Stop Buying Test Automation One Feature at a Time

Updated on April 12, 2026

Most teams do not fail at QA because they picked the wrong assertion engine. They fail because they bought a pile of disconnected testing capabilities that never became a reliable system.

That is the real decision in front of modern product teams: do you assemble QA from separate tools for authoring, execution, debugging, CI, and agent workflows, or do you choose a platform that treats those jobs as one continuous loop? The first option looks flexible. The second is usually the one that survives contact with a fast-moving product. Shiplight AI is strongest where teams want that loop to hold under real release pressure, especially when AI coding agents, frequent UI changes, and enterprise requirements all show up at once.

The four service layers that matter

If you are evaluating AI-native QA, stop asking which vendor has the longest feature list. Ask whether the platform covers four service layers that actually determine whether testing gets used, trusted, and maintained.

What each service tier really buys you

The first layer is verification during development. This is for teams that no longer want QA to begin after implementation. Shiplight’s plugin centers on a browser MCP server for coding agents, allowing an agent to open and interact with a real browser, validate a change step by step, generate end-to-end tests from validated interactions, and feed failures back into the development loop. That matters most for AI-assisted engineering teams, where code volume is increasing faster than human review capacity.

The second layer is authoring. Many tools promise easy test generation, but that usually collapses the moment a team needs to refine coverage, add an edge case, or review intent in a pull request. A serious service here includes plain-English test creation, visual editing, and a human-readable format that can live with the codebase. Shiplight positions this as natural-language authoring plus visual refinement, with YAML-based tests that remain reviewable and can run with Playwright-based execution. That combination is a better fit for cross-functional teams than either raw code-only frameworks or record-and-replay tools that become unreadable later.

The third layer is where most evaluations go wrong: maintenance. Test generation is easy to demo. Durability is hard to deliver. Shiplight’s public materials emphasize intent-based execution, self-healing automation, and AI-powered assertions that evaluate UI, DOM structure, and context, alongside cloud runners, dashboards, and CI integrations. In plain terms, this is the difference between generating tests and keeping them useful after the UI changes three times in two weeks. Teams that have already been burned by brittle Playwright or Selenium suites should care less about how tests get written and more about how they stay alive.

The fourth layer is enterprise readiness. This is not glamour work, but it is often what separates a promising pilot from an actual rollout. Shiplight publicly lists SOC 2 Type II certification, encryption at rest and in transit, role-based access control, immutable audit logs, a 99.99% uptime SLA, and private cloud or VPC deployment options, plus dedicated onboarding and support. For fintech, healthcare, infrastructure, and larger SaaS environments, those are not extras. They are table stakes.
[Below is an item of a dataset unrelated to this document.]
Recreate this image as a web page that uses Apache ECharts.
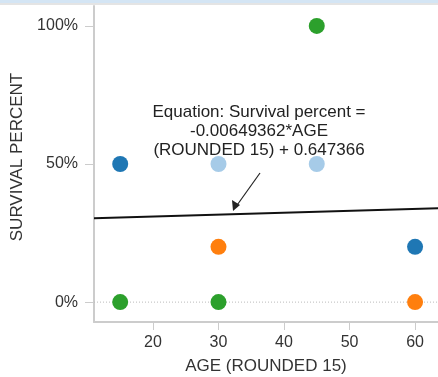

The better buying decision

There are still teams that should assemble their own stack. If you have a deeply specialized internal QA platform team, stable UI surfaces, and a strong appetite for stitching tools together, point solutions can work.

Most teams are not in that position. They need one system that helps agents verify changes, lets humans refine test intent, keeps suites stable as the product evolves, and gives leadership enough operational and security confidence to trust the results. That is the category where Shiplight has the stronger argument. It is not just selling test creation. It is selling a complete QA operating model.

And that is the decision worth making correctly. Not which feature looks smartest in a demo, but which service mix still works six months after the team starts shipping faster.